STATED PROBLEM => Go through the data below and gather each line containing "image".

Start of EXTRACTED MATERIAL

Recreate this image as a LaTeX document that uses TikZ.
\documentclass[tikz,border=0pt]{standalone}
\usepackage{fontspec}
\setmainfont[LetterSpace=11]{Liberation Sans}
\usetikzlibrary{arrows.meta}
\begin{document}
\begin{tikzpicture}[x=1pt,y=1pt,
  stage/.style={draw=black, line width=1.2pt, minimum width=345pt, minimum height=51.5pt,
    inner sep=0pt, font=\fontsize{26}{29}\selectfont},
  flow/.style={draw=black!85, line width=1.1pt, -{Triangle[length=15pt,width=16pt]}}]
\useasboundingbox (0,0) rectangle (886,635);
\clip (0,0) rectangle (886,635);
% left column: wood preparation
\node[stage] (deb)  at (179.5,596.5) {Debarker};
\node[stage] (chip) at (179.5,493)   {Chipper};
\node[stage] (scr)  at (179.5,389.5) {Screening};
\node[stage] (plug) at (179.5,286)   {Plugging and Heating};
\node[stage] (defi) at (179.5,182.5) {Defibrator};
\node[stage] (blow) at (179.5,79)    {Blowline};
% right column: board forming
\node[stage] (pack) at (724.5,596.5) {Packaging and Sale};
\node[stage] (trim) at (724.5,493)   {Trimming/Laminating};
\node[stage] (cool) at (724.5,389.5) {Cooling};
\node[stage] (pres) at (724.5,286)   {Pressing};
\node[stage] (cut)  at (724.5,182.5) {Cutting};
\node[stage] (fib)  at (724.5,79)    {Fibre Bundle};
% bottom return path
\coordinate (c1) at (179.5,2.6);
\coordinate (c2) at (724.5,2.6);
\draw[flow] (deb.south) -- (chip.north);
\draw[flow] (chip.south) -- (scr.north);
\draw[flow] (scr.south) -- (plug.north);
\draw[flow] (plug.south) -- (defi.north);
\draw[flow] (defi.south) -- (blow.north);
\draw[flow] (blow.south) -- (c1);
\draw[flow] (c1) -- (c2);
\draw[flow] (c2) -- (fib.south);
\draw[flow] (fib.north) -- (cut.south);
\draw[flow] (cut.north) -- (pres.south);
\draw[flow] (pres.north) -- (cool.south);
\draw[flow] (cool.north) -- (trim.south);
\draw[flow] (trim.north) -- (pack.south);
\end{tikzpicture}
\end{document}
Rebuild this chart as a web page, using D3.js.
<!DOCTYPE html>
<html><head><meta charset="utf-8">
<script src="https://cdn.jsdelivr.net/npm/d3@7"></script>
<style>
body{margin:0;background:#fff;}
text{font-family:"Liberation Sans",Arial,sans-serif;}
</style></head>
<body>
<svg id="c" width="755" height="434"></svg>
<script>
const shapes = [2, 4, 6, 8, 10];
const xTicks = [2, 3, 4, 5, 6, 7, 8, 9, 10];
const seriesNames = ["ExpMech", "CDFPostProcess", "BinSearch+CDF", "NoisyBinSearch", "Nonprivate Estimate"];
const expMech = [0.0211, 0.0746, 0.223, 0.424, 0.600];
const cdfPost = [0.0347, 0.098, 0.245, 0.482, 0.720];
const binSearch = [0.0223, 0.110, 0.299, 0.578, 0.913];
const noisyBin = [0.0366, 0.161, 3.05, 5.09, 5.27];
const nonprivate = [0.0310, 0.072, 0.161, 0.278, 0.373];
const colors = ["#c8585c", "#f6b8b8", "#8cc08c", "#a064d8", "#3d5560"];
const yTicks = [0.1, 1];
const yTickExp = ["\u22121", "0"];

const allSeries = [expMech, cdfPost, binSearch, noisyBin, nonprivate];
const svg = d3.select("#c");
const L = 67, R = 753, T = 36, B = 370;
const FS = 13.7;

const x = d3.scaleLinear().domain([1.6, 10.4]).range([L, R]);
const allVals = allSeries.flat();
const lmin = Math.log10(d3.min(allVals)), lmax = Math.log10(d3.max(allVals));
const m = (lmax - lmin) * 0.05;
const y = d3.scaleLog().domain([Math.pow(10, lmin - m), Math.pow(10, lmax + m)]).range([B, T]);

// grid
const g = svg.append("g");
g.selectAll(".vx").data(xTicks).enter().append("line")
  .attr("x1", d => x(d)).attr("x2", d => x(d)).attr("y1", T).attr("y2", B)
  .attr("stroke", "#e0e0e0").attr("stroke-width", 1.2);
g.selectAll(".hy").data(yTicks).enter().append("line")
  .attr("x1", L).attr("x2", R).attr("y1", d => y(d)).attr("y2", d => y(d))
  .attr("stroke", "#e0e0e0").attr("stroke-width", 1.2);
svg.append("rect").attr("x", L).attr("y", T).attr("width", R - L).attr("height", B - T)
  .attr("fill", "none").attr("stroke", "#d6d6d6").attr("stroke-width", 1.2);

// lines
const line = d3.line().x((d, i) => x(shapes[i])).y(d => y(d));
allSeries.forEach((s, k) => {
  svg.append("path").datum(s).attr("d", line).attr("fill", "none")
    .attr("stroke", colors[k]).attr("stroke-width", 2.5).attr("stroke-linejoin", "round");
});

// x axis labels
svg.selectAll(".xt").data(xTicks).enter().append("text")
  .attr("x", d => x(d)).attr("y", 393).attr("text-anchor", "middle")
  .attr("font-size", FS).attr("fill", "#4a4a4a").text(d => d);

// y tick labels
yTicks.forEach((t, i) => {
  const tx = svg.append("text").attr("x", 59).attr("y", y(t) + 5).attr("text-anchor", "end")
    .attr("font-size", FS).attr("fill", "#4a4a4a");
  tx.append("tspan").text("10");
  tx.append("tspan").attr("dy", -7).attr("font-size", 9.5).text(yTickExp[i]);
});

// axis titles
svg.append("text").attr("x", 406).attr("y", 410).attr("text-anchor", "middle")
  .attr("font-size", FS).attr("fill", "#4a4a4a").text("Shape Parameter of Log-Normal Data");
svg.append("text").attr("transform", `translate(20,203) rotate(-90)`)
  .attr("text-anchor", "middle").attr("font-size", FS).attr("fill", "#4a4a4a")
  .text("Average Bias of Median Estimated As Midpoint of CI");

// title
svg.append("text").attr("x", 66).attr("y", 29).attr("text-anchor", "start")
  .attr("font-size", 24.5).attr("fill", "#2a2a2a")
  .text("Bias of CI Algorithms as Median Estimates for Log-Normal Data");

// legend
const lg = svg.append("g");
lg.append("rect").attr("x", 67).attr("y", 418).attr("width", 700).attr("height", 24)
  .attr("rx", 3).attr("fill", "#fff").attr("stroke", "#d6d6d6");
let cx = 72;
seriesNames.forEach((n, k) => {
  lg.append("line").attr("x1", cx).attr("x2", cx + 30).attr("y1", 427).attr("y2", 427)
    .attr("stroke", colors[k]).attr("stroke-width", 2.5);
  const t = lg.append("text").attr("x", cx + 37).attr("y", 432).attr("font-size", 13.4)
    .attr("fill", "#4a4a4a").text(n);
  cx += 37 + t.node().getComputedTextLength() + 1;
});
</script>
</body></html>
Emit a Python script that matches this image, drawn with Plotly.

End of EXTRACTED MATERIAL

EXERCISE RESULT =>
Recreate this image as a LaTeX document that uses TikZ.
Emit a Python script that matches this image, drawn with Plotly.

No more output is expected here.